Compared with March, there were relatively fewer views of the contact calls to action (‘Chat to our students’, ‘Still got questions?’) at the bottom of the page. This is likely reflective of how much further down they were with the school-based links inserted.

The value of school-specific guidance varied

While the generic guidance was view the most, the views quickly dissipated further down the page where we placed the school-based guidance.

The click maps for the undergraduate and postgraduate pages show large variations in activity between the school-specific guidance:

click map showing heated areas of click acitivty - white is the hottest to blue with the least number of clicks

Undergraduate Page

click map showing heated areas of click acitivty - white is the hottest to blue with the least number of clicks

Postgraduate page

For the undergraduate page, the clicks were mostly concentrated on the Business School and Engineering school-specific guidance. Similarly, for the postgraduate page, the clicks were heavily concentrated on the Business School.

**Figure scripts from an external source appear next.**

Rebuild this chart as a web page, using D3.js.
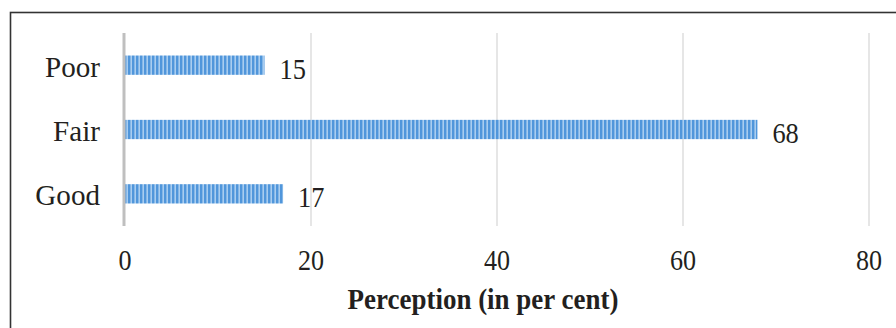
<!DOCTYPE html>
<html>
<head>
<meta charset="utf-8">
<script src="https://cdn.jsdelivr.net/npm/d3@7"></script>
<style>
  html, body { margin: 0; padding: 0; background: #fff; }
  svg { display: block; }
  text { font-family: "Liberation Serif", "Times New Roman", serif; fill: #231f20; }
</style>
</head>
<body>
<svg id="chart" width="896" height="328"></svg>
<script>
// Perception ratings (per cent)
const categories = ["Poor", "Fair", "Good"];
const values = [15, 68, 17];
const xTicks = [0, 20, 40, 60, 80];
const xTitle = "Perception (in per cent)";

const svg = d3.select("#chart");
const W = 896, H = 328;
const margin = { left: 125, right: 27, top: 33, bottom: 102 };

// outer frame
svg.append("rect")
  .attr("x", 10.5).attr("y", 12.5)
  .attr("width", W + 20).attr("height", H + 20)
  .attr("fill", "none").attr("stroke", "#333").attr("stroke-width", 1.6);

// striped bar fill
const defs = svg.append("defs");
const pat = defs.append("pattern")
  .attr("id", "stripes").attr("patternUnits", "userSpaceOnUse")
  .attr("width", 4).attr("height", 10);
pat.append("rect").attr("width", 4).attr("height", 10).attr("fill", "#a9cdf0");
pat.append("rect").attr("width", 2.4).attr("height", 10).attr("fill", "#5096db");

const x = d3.scaleLinear().domain([0, 80]).range([margin.left, W - margin.right]);
const y = d3.scaleBand().domain(categories)
  .range([margin.top, H - margin.bottom]).paddingInner(0.7).paddingOuter(0.35);

const plotTop = margin.top, plotBottom = H - margin.bottom;

// text helper: places a label with a horizontal squeeze
function label(g, px, py, sx) {
  return g.attr("transform", `translate(${px},${py}) scale(${sx},1)`);
}

// vertical gridlines
svg.append("g").selectAll("line")
  .data(xTicks.filter(d => d > 0))
  .join("line")
  .attr("x1", d => x(d)).attr("x2", d => x(d))
  .attr("y1", plotTop).attr("y2", plotBottom)
  .attr("stroke", "#d9d9d9").attr("stroke-width", 1.3);

// bars
svg.append("g").selectAll("rect")
  .data(categories)
  .join("rect")
  .attr("x", x(0))
  .attr("y", d => y(d))
  .attr("width", (d, i) => x(values[i]) - x(0))
  .attr("height", y.bandwidth())
  .attr("fill", "url(#stripes)");

// category axis line
svg.append("line")
  .attr("x1", x(0) - 1).attr("x2", x(0) - 1)
  .attr("y1", plotTop).attr("y2", plotBottom)
  .attr("stroke", "#bfbfbf").attr("stroke-width", 3);

// category labels
svg.append("g").selectAll("text")
  .data(categories)
  .join("text")
  .each(function (d) {
    label(d3.select(this), 100, y(d) + y.bandwidth() / 2 + 1, 0.97);
  })
  .attr("dy", "0.35em")
  .attr("text-anchor", "end")
  .attr("font-size", 30)
  .text(d => d);

// value labels
svg.append("g").selectAll("text")
  .data(categories)
  .join("text")
  .each(function (d, i) {
    label(d3.select(this), x(values[i]) + 15, y(d) + y.bandwidth() / 2 + 3, 0.88);
  })
  .attr("dy", "0.35em")
  .attr("font-size", 30)
  .text((d, i) => values[i]);

// x tick labels
svg.append("g").selectAll("text")
  .data(xTicks)
  .join("text")
  .each(function (d) {
    label(d3.select(this), x(d), 270, 0.9);
  })
  .attr("text-anchor", "middle")
  .attr("font-size", 29)
  .text(d => d);

// x axis title
svg.append("text")
  .each(function () {
    label(d3.select(this), 483, 309, 0.93);
  })
  .attr("text-anchor", "middle")
  .attr("font-size", 29)
  .attr("font-weight", "bold")
  .text(xTitle);
</script>
</body>
</html>
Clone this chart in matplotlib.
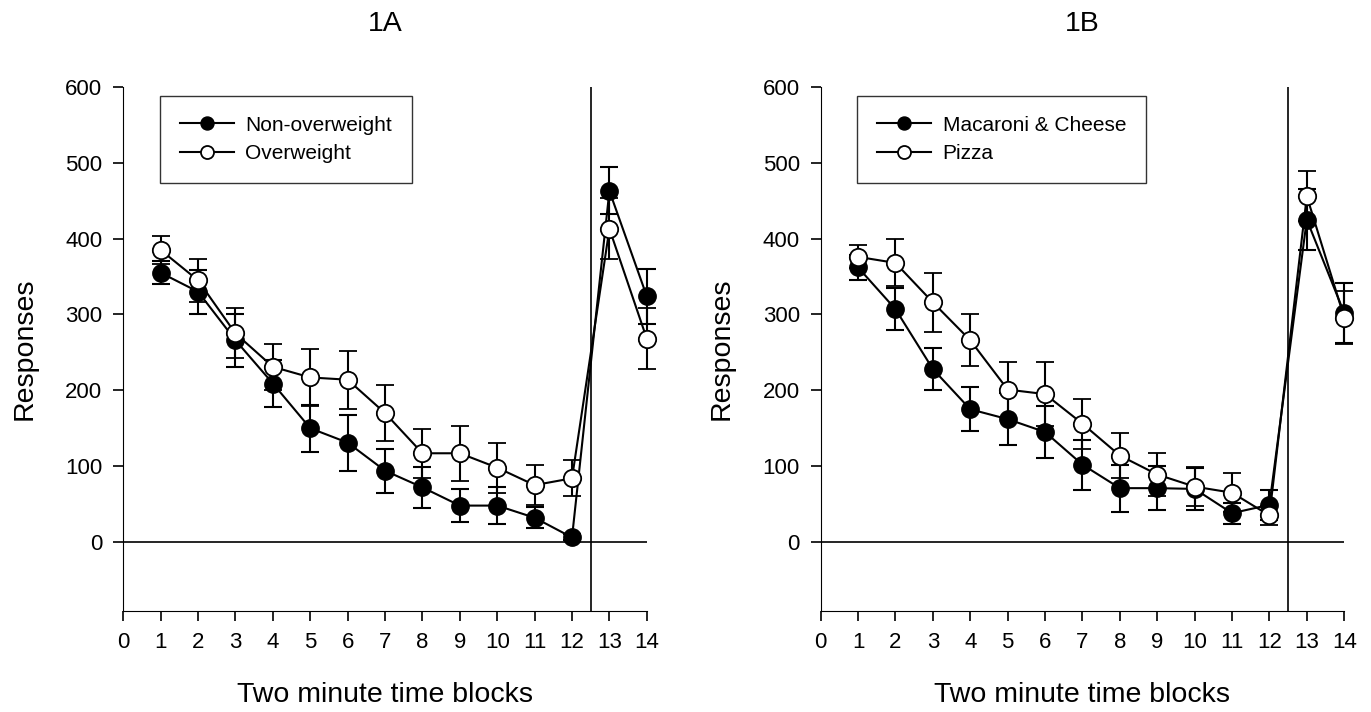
import numpy as np
import matplotlib.pyplot as plt

plt.rcParams['font.family'] = ['Liberation Sans', 'DejaVu Sans']

blocks = np.arange(1, 15)

# panel 1A
nonover = [355, 330, 266, 209, 150, 131, 94, 72, 48, 48, 32, 6, 463, 324]
nonover_err = [15, 29, 35, 31, 31, 37, 29, 27, 22, 24, 14, 4, 31, 36]
over = [385, 345, 275, 231, 217, 214, 170, 117, 117, 98, 75, 84, 413, 268]
over_err = [19, 28, 33, 30, 38, 38, 37, 32, 36, 33, 26, 24, 40, 40]

# panel 1B
mac = [362, 307, 228, 175, 162, 145, 102, 71, 71, 70, 38, 49, 425, 302]
mac_err = [16, 28, 28, 29, 34, 34, 33, 31, 29, 28, 14, 20, 40, 40]
pizza = [376, 368, 316, 266, 201, 195, 156, 114, 89, 73, 65, 35, 456, 296]
pizza_err = [15, 31, 39, 34, 36, 42, 33, 30, 29, 26, 26, 13, 33, 35]

panels = [
    ('1A', nonover, nonover_err, over, over_err, ['Non-overweight', 'Overweight']),
    ('1B', mac, mac_err, pizza, pizza_err, ['Macaroni & Cheese', 'Pizza']),
]

fig = plt.figure(figsize=(13.71, 7.12), dpi=100)
lefts = [123.3 / 1371, 820.7 / 1371]
w = 523.5 / 1371
b = 1 - 611 / 712
h = (611 - 87) / 712

for left, (title, y1, e1, y2, e2, labels) in zip(lefts, panels):
    ax = fig.add_axes([left, b, w, h])
    ax.axhline(0, color='black', lw=1.2, zorder=1)
    ax.axvline(12.5, color='black', lw=1.2, zorder=1)
    eb1 = ax.errorbar(blocks, y1, yerr=e1, color='black', lw=1.5, capsize=6.8,
                      capthick=1.5, elinewidth=1.5, marker='o', ms=12.5,
                      mfc='black', mec='black', label=labels[0], zorder=3)
    eb2 = ax.errorbar(blocks, y2, yerr=e2, color='black', lw=1.5, capsize=6.8,
                      capthick=1.5, elinewidth=1.5, marker='o', ms=12.5,
                      mfc='white', mec='black', mew=1.3, label=labels[1], zorder=4)
    for eb in (eb1, eb2):
        for art in eb.get_children():
            art.set_clip_on(False)
    ax.set_xlim(0, 14)
    ax.set_ylim(-91, 600)
    ax.set_xticks(range(0, 15))
    ax.set_yticks(range(0, 601, 100))
    ax.spines['top'].set_visible(False)
    ax.spines['right'].set_visible(False)
    ax.tick_params(direction='out', length=7, width=1.2, labelsize=16, pad=8)
    ax.set_xlabel('Two minute time blocks', fontsize=20.5, labelpad=21)
    ax.set_ylabel('Responses', fontsize=20.5, labelpad=20)
    ax.set_title(title, fontsize=20.5, pad=40)
    h_, l_ = ax.get_legend_handles_labels()
    h_ = [hh[0] for hh in h_]
    leg = ax.legend(h_, l_, loc='upper left', bbox_to_anchor=(0.058, 0.995),
                    fontsize=15, frameon=True, fancybox=False, edgecolor='black',
                    markerscale=0.75, handlelength=2.6, handletextpad=0.55,
                    borderpad=0.95, labelspacing=0.45, borderaxespad=0.3)
    leg.get_frame().set_linewidth(1.0)

fig.savefig('out.png', dpi=100)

All school-specific guidance had traction, but this fluctuated in intensity between the schools, and only a few received more traction than the majority of others.

Conclusions

Although we cannot claim for certain why we’re seeing these results, the data do raise some interesting questions we could explore further:

  • Are only prospective students from certain schools interested in teaching information at school-level, and why?
  • Are students accessing teaching and learning content directly from their schools instead?
  • We know students do not necessarily associated themselves with a school (or even understand them!) before they arrive, so is this why we are seeing more concentration on generic guidance?

While we do not know if we will need to provide teaching and learning content for the next academic year, these results have shown what gets looked at versus not, and can provide a good baseline for content we may provide in future.